— BEGIN Material —

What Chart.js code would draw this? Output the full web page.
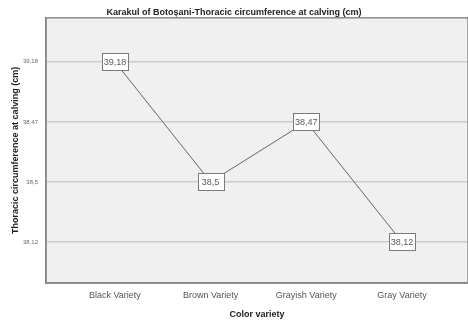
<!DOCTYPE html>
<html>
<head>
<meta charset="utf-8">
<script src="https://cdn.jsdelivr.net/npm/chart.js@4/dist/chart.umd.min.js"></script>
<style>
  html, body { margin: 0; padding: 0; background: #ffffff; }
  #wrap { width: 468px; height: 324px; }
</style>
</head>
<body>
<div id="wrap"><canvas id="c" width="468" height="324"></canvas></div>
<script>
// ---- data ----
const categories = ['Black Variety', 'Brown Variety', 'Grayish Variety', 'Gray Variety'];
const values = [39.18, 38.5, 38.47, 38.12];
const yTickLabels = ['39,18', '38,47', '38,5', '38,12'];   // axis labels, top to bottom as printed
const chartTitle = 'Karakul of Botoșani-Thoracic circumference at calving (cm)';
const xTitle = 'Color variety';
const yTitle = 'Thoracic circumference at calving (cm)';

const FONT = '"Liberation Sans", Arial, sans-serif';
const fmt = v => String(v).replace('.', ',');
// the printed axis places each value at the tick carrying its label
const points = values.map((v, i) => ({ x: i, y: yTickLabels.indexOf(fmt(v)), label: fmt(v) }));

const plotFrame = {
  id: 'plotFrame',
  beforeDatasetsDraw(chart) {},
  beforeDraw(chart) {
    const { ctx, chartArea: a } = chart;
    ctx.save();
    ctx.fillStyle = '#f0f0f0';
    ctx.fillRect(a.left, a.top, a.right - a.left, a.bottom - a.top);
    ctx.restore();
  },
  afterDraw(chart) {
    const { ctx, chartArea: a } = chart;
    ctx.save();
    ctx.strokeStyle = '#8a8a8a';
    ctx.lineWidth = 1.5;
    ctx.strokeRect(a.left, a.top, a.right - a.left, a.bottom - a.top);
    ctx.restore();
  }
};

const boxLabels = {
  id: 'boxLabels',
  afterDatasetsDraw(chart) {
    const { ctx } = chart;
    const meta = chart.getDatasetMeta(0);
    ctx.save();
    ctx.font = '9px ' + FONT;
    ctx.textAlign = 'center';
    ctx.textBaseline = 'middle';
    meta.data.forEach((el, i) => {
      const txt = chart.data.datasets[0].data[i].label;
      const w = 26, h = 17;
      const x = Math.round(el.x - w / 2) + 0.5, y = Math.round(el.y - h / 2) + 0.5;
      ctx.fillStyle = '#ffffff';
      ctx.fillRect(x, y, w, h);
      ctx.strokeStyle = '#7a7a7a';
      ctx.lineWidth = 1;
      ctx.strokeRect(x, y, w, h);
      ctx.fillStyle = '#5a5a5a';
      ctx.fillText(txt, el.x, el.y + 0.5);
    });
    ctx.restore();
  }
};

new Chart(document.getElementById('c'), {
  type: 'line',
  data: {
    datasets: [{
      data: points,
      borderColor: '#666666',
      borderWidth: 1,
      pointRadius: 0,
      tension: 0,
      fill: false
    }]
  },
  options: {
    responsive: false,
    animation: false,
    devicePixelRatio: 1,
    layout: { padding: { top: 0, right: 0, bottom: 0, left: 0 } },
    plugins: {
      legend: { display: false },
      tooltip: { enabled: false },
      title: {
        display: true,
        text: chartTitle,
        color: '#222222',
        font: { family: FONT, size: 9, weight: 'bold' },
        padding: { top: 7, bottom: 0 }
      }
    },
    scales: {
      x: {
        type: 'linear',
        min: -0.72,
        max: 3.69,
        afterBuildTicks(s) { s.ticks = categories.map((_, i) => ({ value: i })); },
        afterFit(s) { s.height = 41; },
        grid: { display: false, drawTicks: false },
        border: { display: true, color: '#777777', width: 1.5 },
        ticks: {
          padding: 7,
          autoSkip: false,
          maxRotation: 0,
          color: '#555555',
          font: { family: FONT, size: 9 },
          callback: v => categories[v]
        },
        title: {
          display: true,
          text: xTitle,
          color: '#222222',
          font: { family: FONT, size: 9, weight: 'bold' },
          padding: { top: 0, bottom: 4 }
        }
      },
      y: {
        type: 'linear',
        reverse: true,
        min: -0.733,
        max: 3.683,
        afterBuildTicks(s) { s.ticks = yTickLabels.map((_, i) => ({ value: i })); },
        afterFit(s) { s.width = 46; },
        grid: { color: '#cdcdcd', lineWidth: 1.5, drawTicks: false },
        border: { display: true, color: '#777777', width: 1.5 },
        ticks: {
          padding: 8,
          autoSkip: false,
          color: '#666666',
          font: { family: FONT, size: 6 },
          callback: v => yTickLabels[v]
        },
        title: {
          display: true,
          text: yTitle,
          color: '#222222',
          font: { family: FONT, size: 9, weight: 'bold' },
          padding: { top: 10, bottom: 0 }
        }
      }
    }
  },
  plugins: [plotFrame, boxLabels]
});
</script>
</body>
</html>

— END Material —

- **Required work**
Repeat the lines of the listing above verbatim, beginning at its first line and ending at the line containing "const yTitle = 'Thoracic", which is included. Omit pictures.

- **Final result**
What Chart.js code would draw this? Output the full web page.
<!DOCTYPE html>
<html>
<head>
<meta charset="utf-8">
<script src="https://cdn.jsdelivr.net/npm/chart.js@4/dist/chart.umd.min.js"></script>
<style>
  html, body { margin: 0; padding: 0; background: #ffffff; }
  #wrap { width: 468px; height: 324px; }
</style>
</head>
<body>
<div id="wrap"><canvas id="c" width="468" height="324"></canvas></div>
<script>
// ---- data ----
const categories = ['Black Variety', 'Brown Variety', 'Grayish Variety', 'Gray Variety'];
const values = [39.18, 38.5, 38.47, 38.12];
const yTickLabels = ['39,18', '38,47', '38,5', '38,12'];   // axis labels, top to bottom as printed
const chartTitle = 'Karakul of Botoșani-Thoracic circumference at calving (cm)';
const xTitle = 'Color variety';
const yTitle = 'Thoracic circumference at calving (cm)';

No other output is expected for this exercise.